— start of DATASET SECTION —
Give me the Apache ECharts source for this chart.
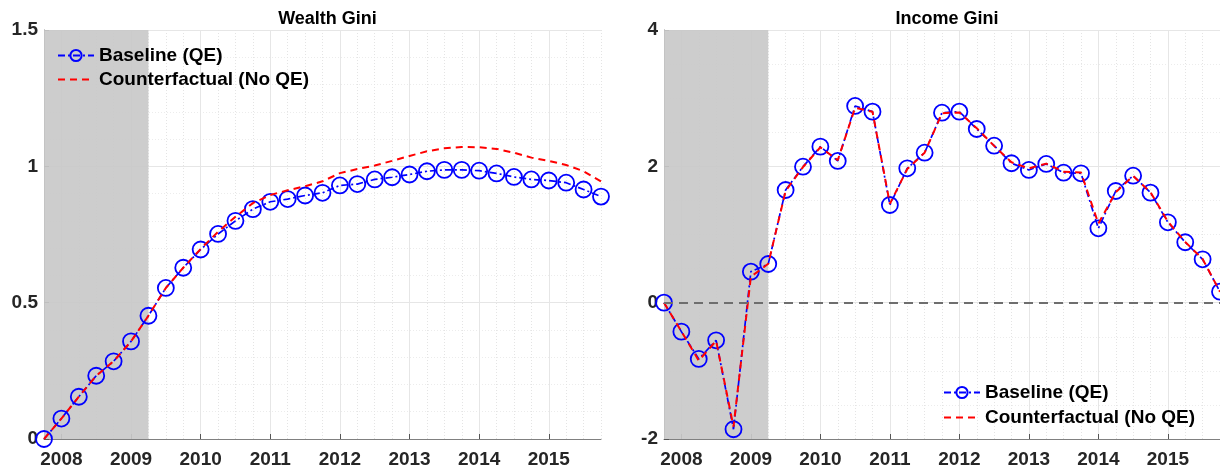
<!DOCTYPE html>
<html><head><meta charset="utf-8">
<script src="https://cdn.jsdelivr.net/npm/echarts@6/dist/echarts.min.js"></script>
<style>html,body{margin:0;padding:0;background:#fff}#c{width:1220px;height:470px}</style>
</head><body><div id="c"></div><script>
// Quarterly dates (decimal years)
const quarters = [2007.75, 2008.0, 2008.25, 2008.5, 2008.75, 2009.0, 2009.25, 2009.5, 2009.75,
  2010.0, 2010.25, 2010.5, 2010.75, 2011.0, 2011.25, 2011.5, 2011.75,
  2012.0, 2012.25, 2012.5, 2012.75, 2013.0, 2013.25, 2013.5, 2013.75,
  2014.0, 2014.25, 2014.5, 2014.75, 2015.0, 2015.25, 2015.5, 2015.75];
const yearLabels = [2008, 2009, 2010, 2011, 2012, 2013, 2014, 2015];
const recession = [2007.75, 2009.25];

const wealthBaseline = [0, 0.075, 0.155, 0.232, 0.285, 0.358, 0.452, 0.554, 0.628,
  0.695, 0.752, 0.800, 0.843, 0.870, 0.880, 0.893, 0.903,
  0.930, 0.935, 0.952, 0.960, 0.970, 0.982, 0.987, 0.987,
  0.984, 0.974, 0.961, 0.952, 0.948, 0.940, 0.915, 0.889];
const wealthCounterfactual = [0, 0.075, 0.155, 0.232, 0.285, 0.358, 0.452, 0.554, 0.628,
  0.697, 0.760, 0.815, 0.865, 0.895, 0.912, 0.927, 0.945,
  0.975, 0.990, 1.003, 1.020, 1.038, 1.055, 1.066, 1.071,
  1.070, 1.064, 1.050, 1.032, 1.020, 1.005, 0.982, 0.945];

const incomeBaseline = [0, -0.425, -0.826, -0.552, -1.857, 0.455, 0.567, 1.653, 1.995,
  2.289, 2.079, 2.886, 2.802, 1.433, 1.971, 2.200, 2.787,
  2.802, 2.548, 2.303, 2.045, 1.947, 2.035, 1.907, 1.898,
  1.091, 1.638, 1.863, 1.614, 1.179, 0.886, 0.636, 0.161];
const incomeCounterfactual = [0, -0.420, -0.850, -0.560, -1.820, 0.380, 0.570, 1.640, 1.990,
  2.280, 2.090, 2.860, 2.800, 1.450, 1.960, 2.200, 2.780,
  2.790, 2.560, 2.300, 2.060, 1.970, 2.040, 1.920, 1.910,
  1.160, 1.620, 1.860, 1.620, 1.190, 0.890, 0.640, 0.160];

const wealthTicks = {min: 0, max: 1.5, interval: 0.5, minor: 5};
const incomeTicks = {min: -2, max: 4, interval: 2, minor: 4};

const FONT = '"Liberation Sans", Arial, Helvetica, sans-serif';
const BLUE = '#0000ff', RED = '#ff0000';
const pairs = (xs, ys) => xs.map((x, i) => [x, ys[i]]);

const grids = [
  {left: 44, top: 30, width: 557, height: 409},
  {left: 664, top: 30, width: 556, height: 409}
];

function xAxesFor(gi) {
  return [
    { // quarter grid (minor dotted)
      type: 'value', gridIndex: gi, min: quarters[0], max: quarters[quarters.length - 1], interval: 0.25,
      position: 'bottom',
      axisLine: {show: true, onZero: false, lineStyle: {color: '#808080', width: 1}},
      axisTick: {show: false}, axisLabel: {show: false},
      splitLine: {show: true, lineStyle: {color: '#e4e4e4', width: 1, type: [1, 2]}}
    },
    { // year ticks and labels
      type: 'value', gridIndex: gi, min: quarters[0], max: quarters[quarters.length - 1], splitNumber: 8,
      position: 'bottom',
      axisLine: {show: false, onZero: false},
      axisTick: {show: true, inside: true, length: 5, lineStyle: {color: '#555'},
        customValues: yearLabels},
      axisLabel: {show: true, margin: 11, color: '#262626', fontSize: 19, fontWeight: 'bold', fontFamily: FONT,
        customValues: yearLabels,
        formatter: v => (Math.abs(v - Math.round(v)) < 1e-6 ? String(Math.round(v)) : '')},
      splitLine: {show: true, lineStyle: {color: '#e6e6e6', width: 1}}
    }
  ];
}

function yAxisFor(gi, t) {
  return {
    type: 'value', gridIndex: gi, min: t.min, max: t.max, interval: t.interval,
    axisLine: {show: true, lineStyle: {color: '#808080', width: 1}},
    axisTick: {show: true, inside: true, length: 5, lineStyle: {color: '#555'}},
    axisLabel: {margin: 6, color: '#262626', fontSize: 19, fontWeight: 'bold', fontFamily: FONT},
    splitLine: {show: true, lineStyle: {color: '#e6e6e6', width: 1}},
    minorTick: {show: false, splitNumber: t.minor},
    minorSplitLine: {show: true, lineStyle: {color: '#ececec', width: 1, type: [1, 2]}}
  };
}

function baseSeries(gi, data, extra) {
  return Object.assign({
    name: 'Baseline (QE)', type: 'line', xAxisIndex: gi * 2, yAxisIndex: gi,
    data: data, symbol: 'circle', symbolSize: 16, showSymbol: true,
    lineStyle: {color: BLUE, width: 1.7, type: [7, 3, 2, 3]},
    itemStyle: {color: 'rgba(0,0,0,0)', borderColor: BLUE, borderWidth: 1.8},
    z: 3, animation: false
  }, extra || {});
}
function cfSeries(gi, data) {
  return {
    name: 'Counterfactual (No QE)', type: 'line', xAxisIndex: gi * 2, yAxisIndex: gi,
    data: data, symbol: 'none', showSymbol: false,
    lineStyle: {color: RED, width: 2, type: [7, 5]},
    itemStyle: {color: RED},
    z: 4, animation: false
  };
}

const shade = {
  silent: true,
  itemStyle: {color: '#c9c9c9', opacity: 0.92},
  data: [[{xAxis: recession[0]}, {xAxis: recession[1]}]]
};

const legendText = {fontSize: 19, fontWeight: 'bold', color: '#000', fontFamily: FONT};
const legendData = [
  {name: 'Baseline (QE)'},
  {name: 'Counterfactual (No QE)', itemStyle: {color: 'rgba(0,0,0,0)', borderWidth: 0, opacity: 0}}
];

const option = {
  animation: false,
  backgroundColor: '#fff',
  title: [
    {text: 'Wealth Gini', left: 322.5, textAlign: 'center', top: 5,
      textStyle: {fontSize: 18, fontWeight: 'bold', color: '#000', fontFamily: FONT}},
    {text: 'Income Gini', left: 942, textAlign: 'center', top: 5,
      textStyle: {fontSize: 18, fontWeight: 'bold', color: '#000', fontFamily: FONT}}
  ],
  grid: grids,
  legend: [
    {orient: 'vertical', left: 57, top: 46, padding: 0, itemWidth: 36, itemHeight: 14, itemGap: 5,
      textStyle: legendText, data: legendData, selectedMode: false},
    {orient: 'vertical', left: 943, top: 383, padding: 0, itemWidth: 36, itemHeight: 14, itemGap: 6,
      textStyle: legendText, data: legendData, selectedMode: false}
  ],
  xAxis: xAxesFor(0).concat(xAxesFor(1)),
  yAxis: [yAxisFor(0, wealthTicks), yAxisFor(1, incomeTicks)],
  series: [
    baseSeries(0, pairs(quarters, wealthBaseline), {markArea: shade}),
    cfSeries(0, pairs(quarters, wealthCounterfactual)),
    baseSeries(1, pairs(quarters, incomeBaseline), {
      markArea: shade,
      markLine: {silent: true, symbol: 'none', label: {show: false},
        lineStyle: {color: '#6e6e6e', width: 2, type: [9, 6]},
        data: [{yAxis: 0}]}
    }),
    cfSeries(1, pairs(quarters, incomeCounterfactual))
  ]
};

const chart = echarts.init(document.getElementById('c'), null, {renderer: 'canvas'});
chart.setOption(option);
</script></body></html>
— end of DATASET SECTION —
[EXERCISE DESCRIPTION]
Your task is an exact transcription of all the data, minus the pictures.

[OUTPUT OF THE TASK]
Give me the Apache ECharts source for this chart.
<!DOCTYPE html>
<html><head><meta charset="utf-8">
<script src="https://cdn.jsdelivr.net/npm/echarts@6/dist/echarts.min.js"></script>
<style>html,body{margin:0;padding:0;background:#fff}#c{width:1220px;height:470px}</style>
</head><body><div id="c"></div><script>
// Quarterly dates (decimal years)
const quarters = [2007.75, 2008.0, 2008.25, 2008.5, 2008.75, 2009.0, 2009.25, 2009.5, 2009.75,
  2010.0, 2010.25, 2010.5, 2010.75, 2011.0, 2011.25, 2011.5, 2011.75,
  2012.0, 2012.25, 2012.5, 2012.75, 2013.0, 2013.25, 2013.5, 2013.75,
  2014.0, 2014.25, 2014.5, 2014.75, 2015.0, 2015.25, 2015.5, 2015.75];
const yearLabels = [2008, 2009, 2010, 2011, 2012, 2013, 2014, 2015];
const recession = [2007.75, 2009.25];

const wealthBaseline = [0, 0.075, 0.155, 0.232, 0.285, 0.358, 0.452, 0.554, 0.628,
  0.695, 0.752, 0.800, 0.843, 0.870, 0.880, 0.893, 0.903,
  0.930, 0.935, 0.952, 0.960, 0.970, 0.982, 0.987, 0.987,
  0.984, 0.974, 0.961, 0.952, 0.948, 0.940, 0.915, 0.889];
const wealthCounterfactual = [0, 0.075, 0.155, 0.232, 0.285, 0.358, 0.452, 0.554, 0.628,
  0.697, 0.760, 0.815, 0.865, 0.895, 0.912, 0.927, 0.945,
  0.975, 0.990, 1.003, 1.020, 1.038, 1.055, 1.066, 1.071,
  1.070, 1.064, 1.050, 1.032, 1.020, 1.005, 0.982, 0.945];

const incomeBaseline = [0, -0.425, -0.826, -0.552, -1.857, 0.455, 0.567, 1.653, 1.995,
  2.289, 2.079, 2.886, 2.802, 1.433, 1.971, 2.200, 2.787,
  2.802, 2.548, 2.303, 2.045, 1.947, 2.035, 1.907, 1.898,
  1.091, 1.638, 1.863, 1.614, 1.179, 0.886, 0.636, 0.161];
const incomeCounterfactual = [0, -0.420, -0.850, -0.560, -1.820, 0.380, 0.570, 1.640, 1.990,
  2.280, 2.090, 2.860, 2.800, 1.450, 1.960, 2.200, 2.780,
  2.790, 2.560, 2.300, 2.060, 1.970, 2.040, 1.920, 1.910,
  1.160, 1.620, 1.860, 1.620, 1.190, 0.890, 0.640, 0.160];

const wealthTicks = {min: 0, max: 1.5, interval: 0.5, minor: 5};
const incomeTicks = {min: -2, max: 4, interval: 2, minor: 4};

const FONT = '"Liberation Sans", Arial, Helvetica, sans-serif';
const BLUE = '#0000ff', RED = '#ff0000';
const pairs = (xs, ys) => xs.map((x, i) => [x, ys[i]]);

const grids = [
  {left: 44, top: 30, width: 557, height: 409},
  {left: 664, top: 30, width: 556, height: 409}
];

function xAxesFor(gi) {
  return [
    { // quarter grid (minor dotted)
      type: 'value', gridIndex: gi, min: quarters[0], max: quarters[quarters.length - 1], interval: 0.25,
      position: 'bottom',
      axisLine: {show: true, onZero: false, lineStyle: {color: '#808080', width: 1}},
      axisTick: {show: false}, axisLabel: {show: false},
      splitLine: {show: true, lineStyle: {color: '#e4e4e4', width: 1, type: [1, 2]}}
    },
    { // year ticks and labels
      type: 'value', gridIndex: gi, min: quarters[0], max: quarters[quarters.length - 1], splitNumber: 8,
      position: 'bottom',
      axisLine: {show: false, onZero: false},
      axisTick: {show: true, inside: true, length: 5, lineStyle: {color: '#555'},
        customValues: yearLabels},
      axisLabel: {show: true, margin: 11, color: '#262626', fontSize: 19, fontWeight: 'bold', fontFamily: FONT,
        customValues: yearLabels,
        formatter: v => (Math.abs(v - Math.round(v)) < 1e-6 ? String(Math.round(v)) : '')},
      splitLine: {show: true, lineStyle: {color: '#e6e6e6', width: 1}}
    }
  ];
}

function yAxisFor(gi, t) {
  return {
    type: 'value', gridIndex: gi, min: t.min, max: t.max, interval: t.interval,
    axisLine: {show: true, lineStyle: {color: '#808080', width: 1}},
    axisTick: {show: true, inside: true, length: 5, lineStyle: {color: '#555'}},
    axisLabel: {margin: 6, color: '#262626', fontSize: 19, fontWeight: 'bold', fontFamily: FONT},
    splitLine: {show: true, lineStyle: {color: '#e6e6e6', width: 1}},
    minorTick: {show: false, splitNumber: t.minor},
    minorSplitLine: {show: true, lineStyle: {color: '#ececec', width: 1, type: [1, 2]}}
  };
}

function baseSeries(gi, data, extra) {
  return Object.assign({
    name: 'Baseline (QE)', type: 'line', xAxisIndex: gi * 2, yAxisIndex: gi,
    data: data, symbol: 'circle', symbolSize: 16, showSymbol: true,
    lineStyle: {color: BLUE, width: 1.7, type: [7, 3, 2, 3]},
    itemStyle: {color: 'rgba(0,0,0,0)', borderColor: BLUE, borderWidth: 1.8},
    z: 3, animation: false
  }, extra || {});
}
function cfSeries(gi, data) {
  return {
    name: 'Counterfactual (No QE)', type: 'line', xAxisIndex: gi * 2, yAxisIndex: gi,
    data: data, symbol: 'none', showSymbol: false,
    lineStyle: {color: RED, width: 2, type: [7, 5]},
    itemStyle: {color: RED},
    z: 4, animation: false
  };
}

const shade = {
  silent: true,
  itemStyle: {color: '#c9c9c9', opacity: 0.92},
  data: [[{xAxis: recession[0]}, {xAxis: recession[1]}]]
};

const legendText = {fontSize: 19, fontWeight: 'bold', color: '#000', fontFamily: FONT};
const legendData = [
  {name: 'Baseline (QE)'},
  {name: 'Counterfactual (No QE)', itemStyle: {color: 'rgba(0,0,0,0)', borderWidth: 0, opacity: 0}}
];

const option = {
  animation: false,
  backgroundColor: '#fff',
  title: [
    {text: 'Wealth Gini', left: 322.5, textAlign: 'center', top: 5,
      textStyle: {fontSize: 18, fontWeight: 'bold', color: '#000', fontFamily: FONT}},
    {text: 'Income Gini', left: 942, textAlign: 'center', top: 5,
      textStyle: {fontSize: 18, fontWeight: 'bold', color: '#000', fontFamily: FONT}}
  ],
  grid: grids,
  legend: [
    {orient: 'vertical', left: 57, top: 46, padding: 0, itemWidth: 36, itemHeight: 14, itemGap: 5,
      textStyle: legendText, data: legendData, selectedMode: false},
    {orient: 'vertical', left: 943, top: 383, padding: 0, itemWidth: 36, itemHeight: 14, itemGap: 6,
      textStyle: legendText, data: legendData, selectedMode: false}
  ],
  xAxis: xAxesFor(0).concat(xAxesFor(1)),
  yAxis: [yAxisFor(0, wealthTicks), yAxisFor(1, incomeTicks)],
  series: [
    baseSeries(0, pairs(quarters, wealthBaseline), {markArea: shade}),
    cfSeries(0, pairs(quarters, wealthCounterfactual)),
    baseSeries(1, pairs(quarters, incomeBaseline), {
      markArea: shade,
      markLine: {silent: true, symbol: 'none', label: {show: false},
        lineStyle: {color: '#6e6e6e', width: 2, type: [9, 6]},
        data: [{yAxis: 0}]}
    }),
    cfSeries(1, pairs(quarters, incomeCounterfactual))
  ]
};

const chart = echarts.init(document.getElementById('c'), null, {renderer: 'canvas'});
chart.setOption(option);
</script></body></html>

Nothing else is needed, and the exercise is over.